Getting Lost With The War on Drugs

Peter Holslin wrote this on PCP Depending on whom you ask, The War on Drugs are either a mashup of Tunnel of Love-era Bruce Springsteen and Disintegration-era The Cure, a dad-rock version of Spacemen...
By    March 31, 2014

war on drugs

Peter Holslin wrote this on PCP

Depending on whom you ask, The War on Drugs are either a mashup of Tunnel of Love-era Bruce Springsteen and Disintegration-era The Cure, a dad-rock version of Spacemen 3, a peyote vision quest featuring Tom Petty, or the inventors of a new genre called “Bossgaze.” But this Philly outfit is much more than the sum of its comparisons. Adam Granduciel, the War on Drugs’ front man, poured his life into the band’s outstanding new album Lost in the Dream.

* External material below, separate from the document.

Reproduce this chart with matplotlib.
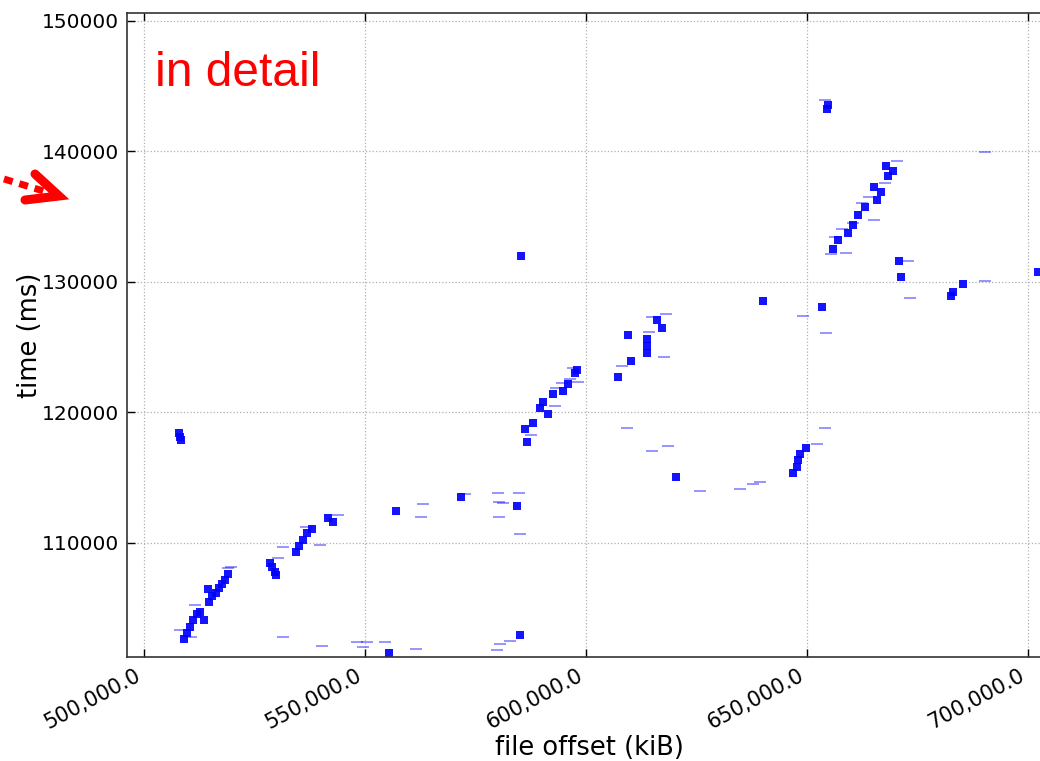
import matplotlib
matplotlib.use("Agg")
import matplotlib.pyplot as plt
from matplotlib.lines import Line2D
from matplotlib.ticker import FuncFormatter, ScalarFormatter

# Dense read requests: file offset (kiB) and time (ms)
dense_offset = [
    509050, 509728, 510407, 511086, 511991, 512669, 513574, 514706, 515384,
    514480, 516289, 516968, 517647, 518325, 519004,
    507918, 508145, 508371,
    528506, 528958, 529637, 529864, 534388, 535067, 535972, 536877, 538008,
    541628, 542759,
    557012, 571718, 584388, 555429, 585065, 585291,
    586197, 586650, 588007, 589591, 590270, 591401, 592532, 594795, 595926,
    597510, 597962,
    607238, 609500, 610179, 613799, 613799, 613799, 616061, 617193, 620360,
    646830, 647735, 647961, 648414, 649771,
    640043, 653391,
    654748, 654522,
    667870, 669454, 668323, 665155, 666739, 665834, 663119, 661536, 660404,
    659273, 657011, 655880,
    671264, 670811, 685291, 683029, 682576, 702261,
]
dense_time = [
    102644, 103103, 103563, 104099, 104559, 104713, 104099, 105479, 105939,
    106475, 106169, 106552, 106858, 107165, 107624,
    118429, 118123, 117893,
    108467, 108161, 107778, 107548, 109310, 109770, 110230, 110766, 111073,
    111916, 111609,
    112452, 113525, 112835, 101571, 102950, 131993,
    118713, 117740, 119196, 120345, 120805, 119885, 121418, 121648, 122184,
    123027, 123257,
    122721, 125939, 123947, 124560, 125096, 125633, 127088, 126476, 115058,
    115364, 115824, 116360, 116820, 117280,
    128544, 128085,
    143564, 143258,
    138890, 138506, 138123, 137280, 136897, 136284, 135748, 135135, 134368,
    133755, 133219, 132529,
    130384, 131610, 129847, 129234, 128927, 130767,
]

# Sparse / short reads
light_offset = [
    519683, 511538, 508145, 510633, 531447, 536651, 539818, 543890, 530316,
    519004, 563121, 562669, 572623, 580089, 580316, 581221, 580316, 584841,
    585065, 554524, 561537, 580541, 579862, 582803, 531447, 540271, 548189,
    549547, 550452,
    587555, 593211, 592985, 594569, 598189, 596379, 597057,
    608143, 617645, 614930, 618097, 614251, 609274, 614930, 618550, 625790,
    634840, 637781, 639364, 652260, 654070, 654070,
    670359, 664024, 662441, 657915, 656332, 655427, 658820, 665155, 660404,
    667644, 672848, 673300, 690268, 690268, 649093, 654296,
]
light_time = [
    108161, 105249, 103333, 102797, 109693, 111226, 109847, 112146, 108850,
    108084, 112988, 111992, 113755, 113832, 113142, 113065, 111992, 113832,
    110690, 102414, 101877, 102261, 101801, 102491, 102797, 102107, 102414,
    102030, 102414,
    118276, 121878, 120498, 122261, 122337, 122567, 123410,
    123563, 124253, 127318, 127548, 126169, 118812, 117050, 117433, 113985,
    114138, 114521, 114674, 117587, 118812, 143947,
    139273, 136514, 136054, 134062, 133449, 132146, 132223, 134751, 134521,
    137587, 131610, 128774, 139962, 130077, 127395, 126092,
]

x_ticks = [500000, 550000, 600000, 650000, 700000]
y_ticks = [110000, 120000, 130000, 140000, 150000]

W, H = 1040, 761
fig = plt.figure(figsize=(W / 100, H / 100), dpi=100)
ax = fig.add_axes([127 / W, 1 - 657 / H, 933 / W, 644 / H])

ax.plot(light_offset, light_time, ls="none", marker="_", ms=8, mew=1.3,
        color="#0000ff", alpha=0.45)
ax.plot(dense_offset, dense_time, ls="none", marker="s", ms=5.2, mew=0,
        color="#0000ff", alpha=0.92)

ax.set_xlim(496154, 707240)
ax.set_ylim(101264, 150613)
ax.set_xticks(x_ticks)
ax.set_yticks(y_ticks)
ax.xaxis.set_major_formatter(FuncFormatter(lambda v, p: f"{v:,.1f}"))
yfmt = ScalarFormatter(useOffset=False)
yfmt.set_scientific(False)
ax.yaxis.set_major_formatter(yfmt)

ax.tick_params(direction="in", length=6, width=1, top=True, right=True,
               pad=6)
ax.tick_params(axis="y", labelsize=14.5)
ax.tick_params(axis="x", labelsize=15)
plt.setp(ax.get_xticklabels(), rotation=28, ha="right")
ax.grid(True, linestyle=":", color="#b0b0b0", linewidth=0.9)
for s in ax.spines.values():
    s.set_linewidth(1.2)
    s.set_color("#333333")

ax.set_xlabel("file offset (kiB)", fontsize=18.5)
ax.xaxis.label.set_va("center")
ax.xaxis.set_label_coords((589 - 127) / 933, -(748 - 657) / 644)
ax.set_ylabel("time (ms)", fontsize=18.5, labelpad=-1)

fig.text(155 / W, 1 - 86 / H, "in detail", color="red", fontsize=34.5,
         family="Liberation Sans", va="baseline", ha="left")

# dotted red pointer on the left margin
def fx(px):
    return px / W

def fy(py):
    return 1 - py / H

fig.add_artist(Line2D([fx(4), fx(50)], [fy(179), fy(193)], color="red",
                      lw=5, linestyle=(0, (1.3, 1.0)),
                      dash_capstyle="butt"))
fig.add_artist(Line2D([fx(35), fx(59), fx(25)], [fy(174), fy(196), fy(200)],
                      color="red", lw=6.5, solid_capstyle="round",
                      solid_joinstyle="miter"))

fig.savefig("out.png", dpi=100)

What came out of his delirious mixing sessions is a fresh, positively original piece of rootsy American rock.

 

The term “roots” implies a certain honesty and connectedness, and between Mumford & Sons’ interminable mandolin runs and the bizarrely anachronistic video for Avicii and Aloe Blacc’s hit “Wake Me Up,” you won’t find a whole lot of that in the trendy corn pone pop of today. However, The War on Drugs is the real thing. Building on the blue-collar approach of dudes like Rod Stewart and John Cougar Mellencamp (and, yeah, of course, Bob Dylan), Granduciel elevates classic themes of rebellion and struggle to a higher level, using free-flowing guitar solos, synth/organ layers, and the ever-persistent chug of an all-American 4/4 rock beat to play on a cosmic tension between intensity, calm, stability and movement.

 

On Lost in the Dream, Granduciel gazes deep into himself, singing not just about love but also his place in the world—what he wants to do and where he wants to be. That means constantly pressing forward, exploring the backroads and cold winds of the “dream” from the album’s title. But for all of the wonder it brings, it also means his hold on the one he loves—and his own stability—is tenuous at best. “I’m at the darkened hillside / and there’s a haze right between the trees / and I can barely see you,” he sings in “An Ocean in Between the Waves,” a seven-minute rocker that finds him taking off on a runaway beat, letting loose with one guitar solo after another, amidst a flow of organs, synths, Rhodes and more multi-tracked guitars I can count.

 

The War on Drugs has always been a dreamy band. Their debut album, 2008’s Wagonwheel Blues, is flush with so many layers of plucked guitar and humming organ that it’s almost dizzying. Their second album, 2011’s Slave Ambient, is a bit cleaner, its lush loops providing the ideal soundtrack to a long drive up the California coast. It’s all mesmerizing, beautiful stuff, but I can see why Granduciel might feel conflicted about his ramblin’ ways. Both Slave Ambient and Lost in the Dream spark dangerous levels of leisure. The instrumental cut “The Haunting Idle” off of Dream drifts on by. It reminds me of when I graduated from college and spent a year kicking back and living aimlessly, before finally realizing with horror how much time had passed.

 

From song structure to arrangement, everything about Lost in the Dream feels like it’s guided by wanderlust. On closing track “In Reverse” you can even hear somebody strumming an acoustic guitar way off in the background, as though he’s playing his own tune while this one unfolds. Eventually a beat kicks in to guide the way through to the end. The War on Drugs’ trusty, no-nonsense rhythms strike me as the key to what they’re doing. The beat keeps the band tethered to the earth, providing fuel to the endless dream.